VHS Tape Helped This Mom Get Her Voice Back

The day Sarah Ezekiel found an old VHS tape from the 1990s, she thought it was just a sweet home movie of her changing her daughter
But deep in that eight-second clip was something priceless — the sound of her real voice.
Sarah was diagnosed with motor neurone disease (MND) in 2000 and lost the ability to speak not long after. Since then, she’s relied on assistive technology that gave her a robotic, computerized voice. Her children, Aviva and Eric, had never known what their mom really sounded like.
That changed when the family unearthed a short clip from the VHS showing Sarah chatting while caring for baby Aviva. It was only eight seconds long, but it was enough.

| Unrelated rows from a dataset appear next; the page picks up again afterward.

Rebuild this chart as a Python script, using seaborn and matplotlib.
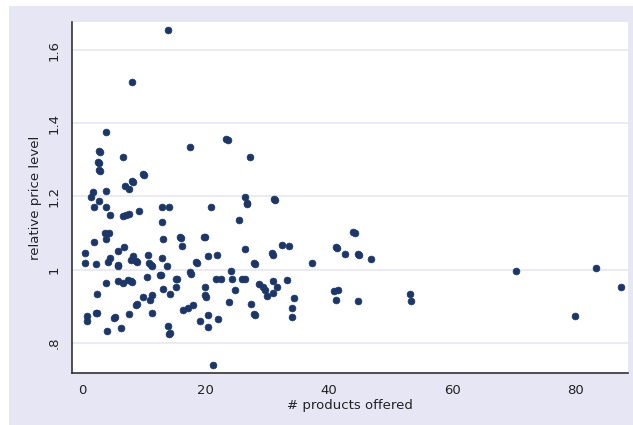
import matplotlib
matplotlib.use("Agg")
import matplotlib.pyplot as plt
import matplotlib.patches as mpatches
import seaborn as sns
import pandas as pd

# number of products offered (x) and relative price level (y)
products = [
    14.0, 8.1, 3.9, 23.4, 23.6, 17.6, 2.8, 3.0, 6.6, 27.2, 2.6, 2.7, 2.8, 2.9,
    9.9, 10.0, 8.1, 8.3, 7.0, 7.6, 3.9, 1.8, 1.4, 2.8, 26.4, 31.1, 31.3, 26.7,
    26.8, 1.9, 3.9, 13.0, 14.1, 20.9, 9.3, 4.5, 6.6, 7.1, 7.6, 25.5, 13.0,
    3.8, 4.4, 44.0, 44.2, 3.9, 13.2, 15.9, 16.0, 20.0, 19.8, 1.9, 6.9, 16.2,
    32.4, 33.6, 41.2, 41.3, 5.8, 26.4, 0.5, 42.7, 44.7, 44.9, 30.8, 30.9,
    10.7, 20.4, 21.9, 4.6, 8.3, 46.9, 13.0, 7.9, 8.8, 18.5, 18.6, 37.3, 27.9,
    28.0, 0.5, 2.3, 4.2, 9.0, 5.8, 5.9, 10.8, 11.2, 11.4, 13.8, 70.4, 83.3,
    24.1, 10.6, 12.6, 12.8, 15.2, 15.4, 17.6, 17.7, 21.8, 22.6, 24.3, 25.9,
    26.4, 33.2, 31.0, 3.9, 5.8, 6.6, 7.4, 8.0, 8.2, 28.7, 29.3, 29.7, 30.0,
    31.7, 19.9, 15.2, 13.1, 87.3, 24.8, 40.8, 41.5, 31.0, 14.2, 2.5, 53.1,
    20.0, 20.1, 9.9, 11.3, 11.0, 34.4, 41.2, 44.7, 53.3, 23.9, 27.4, 8.8, 9.0,
    18.0, 17.2, 16.4, 34.0, 0.85, 2.5, 2.3, 7.6, 11.3, 27.9, 28.0, 20.4, 79.9,
    0.85, 5.2, 5.4, 34.1, 22.1, 19.1, 20.5, 6.4, 14.0, 4.0, 14.1, 14.3, 21.3,
]
price_level = [
    1.654, 1.513, 1.376, 1.357, 1.353, 1.336, 1.324, 1.321, 1.309, 1.308,
    1.294, 1.290, 1.273, 1.270, 1.262, 1.259, 1.243, 1.240, 1.229, 1.220,
    1.216, 1.211, 1.199, 1.187, 1.199, 1.194, 1.191, 1.182, 1.179, 1.171,
    1.170, 1.171, 1.172, 1.171, 1.161, 1.149, 1.147, 1.148, 1.151, 1.135,
    1.131, 1.101, 1.099, 1.103, 1.100, 1.083, 1.083, 1.089, 1.087, 1.088,
    1.090, 1.074, 1.062, 1.064, 1.067, 1.064, 1.061, 1.059, 1.050, 1.055,
    1.046, 1.042, 1.043, 1.041, 1.044, 1.041, 1.041, 1.037, 1.040, 1.032,
    1.036, 1.030, 1.032, 1.026, 1.024, 1.021, 1.019, 1.019, 1.019, 1.016,
    1.019, 1.015, 1.021, 1.020, 1.013, 1.011, 1.017, 1.013, 1.011, 1.011,
    0.995, 1.003, 0.995, 0.980, 0.984, 0.986, 0.975, 0.973, 0.992, 0.989,
    0.975, 0.973, 0.973, 0.974, 0.975, 0.972, 0.969, 0.963, 0.968, 0.963,
    0.970, 0.969, 0.967, 0.961, 0.952, 0.943, 0.927, 0.952, 0.952, 0.952,
    0.948, 0.951, 0.943, 0.940, 0.945, 0.937, 0.933, 0.934, 0.934, 0.929,
    0.926, 0.924, 0.929, 0.917, 0.923, 0.917, 0.913, 0.913, 0.911, 0.906,
    0.902, 0.905, 0.902, 0.895, 0.888, 0.895, 0.874, 0.880, 0.882, 0.879,
    0.880, 0.879, 0.877, 0.877, 0.873, 0.860, 0.868, 0.870, 0.870, 0.866,
    0.858, 0.844, 0.839, 0.846, 0.833, 0.825, 0.827, 0.739,
]

x_ticks = [0, 20, 40, 60, 80]
y_ticks = [0.8, 1.0, 1.2, 1.4, 1.6]
y_tick_labels = [".8", "1", "1.2", "1.4", "1.6"]

df = pd.DataFrame({"products": products, "price": price_level})

sns.set_style("white")
plt.rcParams["font.family"] = ["DejaVu Sans"]

navy = "#1c3767"
lavender = "#e6e6f5"

fig = plt.figure(figsize=(6.33, 4.25), dpi=100, facecolor="white")
# graph region (lavender band with thin white outer margin)
band = mpatches.Rectangle((9 / 633, 0), 1, 1 - 6 / 425, transform=fig.transFigure,
                          facecolor=lavender, edgecolor="none", zorder=-10)
fig.add_artist(band)

ax = fig.add_axes([72 / 633, 1 - 373 / 425, 556 / 633, 351 / 425])
ax.set_zorder(1)
ax.set_facecolor("white")

sns.scatterplot(data=df, x="products", y="price", ax=ax, color=navy,
                s=24, marker="o", edgecolor=navy, linewidth=0.5, zorder=3)

ax.set_xlim(-1.6, 88.5)
ax.set_ylim(0.717, 1.677)
ax.set_xticks(x_ticks)
ax.set_yticks(y_ticks)
ax.set_yticklabels(y_tick_labels, rotation=90, va="center")
ax.tick_params(axis="both", direction="out", length=4, width=1, colors="#333333",
               labelcolor="#222222", labelsize=9.5, pad=4)
ax.yaxis.grid(True, color="#eaeaf5", linewidth=1.4)
ax.xaxis.grid(False)
ax.set_axisbelow(True)

for side in ["top", "right"]:
    ax.spines[side].set_visible(False)
for side in ["left", "bottom"]:
    ax.spines[side].set_color("#333333")
    ax.spines[side].set_linewidth(1.2)

ax.set_xlabel("# products offered", fontsize=9.5, color="#222222", labelpad=1)
ax.set_ylabel("relative price level", fontsize=9.5, color="#222222", labelpad=4)

fig.savefig("out.png", dpi=100, facecolor=fig.get_facecolor())
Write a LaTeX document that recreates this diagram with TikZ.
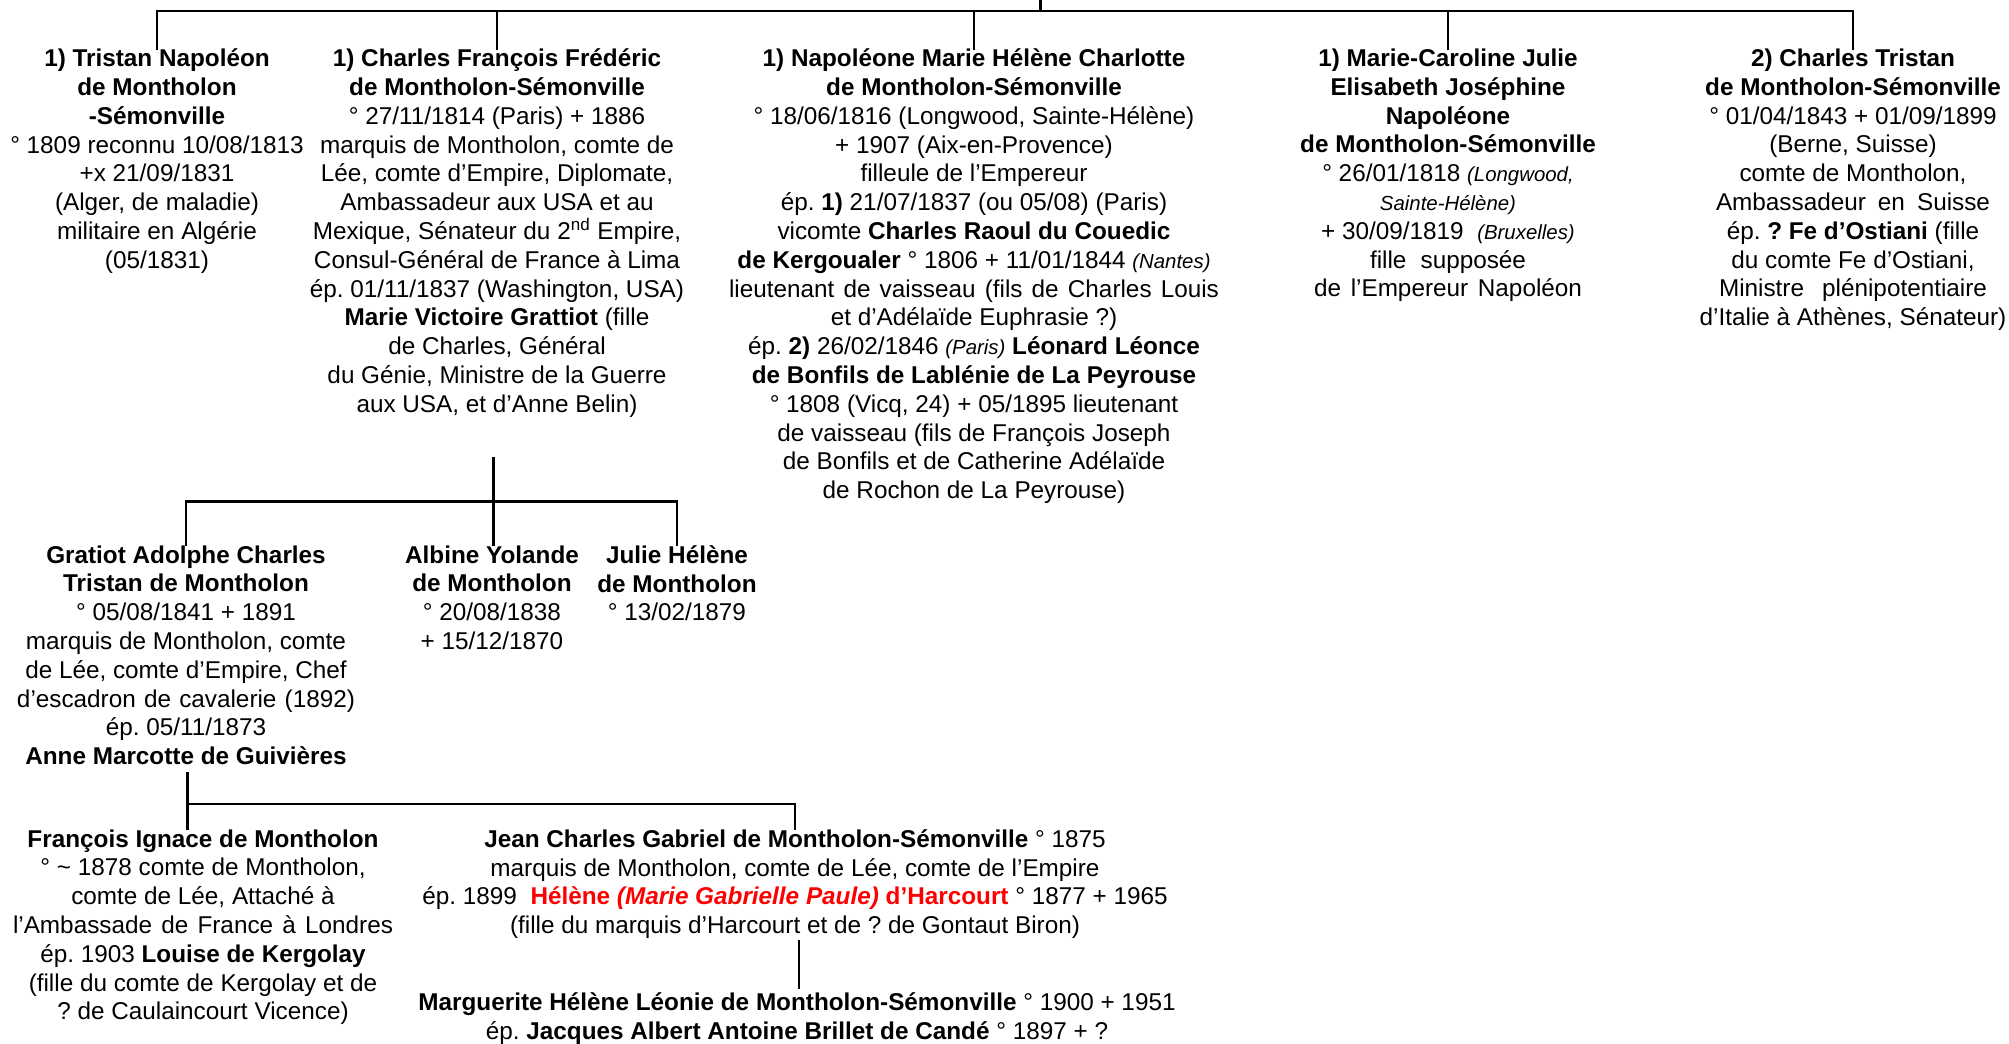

Turning Eight Seconds Into a Miracle
Sarah’s family shared the clip with Smartbox, a Bristol-based assistive technology company. Working with AI specialists ElevenLabs, they managed to isolate her voice from the background noise and reconstruct it into a full, natural-sounding voice.
Simon Poole of Smartbox admitted he was doubtful at first. “I thought there’s no way we’re going to be able to create a voice using audio that bad,” he said. But after looping the sample through AI tools, they brought Sarah’s voice back to life.
When Sarah first heard it, she was overwhelmed.
“I love having my voice back. I almost cried when I first heard it. It was a very emotional experience,” she said.
A Gift for Her Children
For her kids, the impact was just as powerful. “It’s amazing, really special and emotional … to be able to hear her as herself — not as a robot,” Aviva said.
Her son Eric agreed: “It really does sound like her … it just comes across more how she is feeling.”
For Sarah, it’s more than just words. “The hardest part with living with MND has been losing my speech. I felt like I had lost my identity,” she explained. Now, her restored voice lets her show more of who she is — whether she’s excited, annoyed, or simply sharing a thought.
Sarah hopes her story will inspire others living with MND or similar conditions.
“I always tell people with good technology and support, anything and everything is possible,” she said.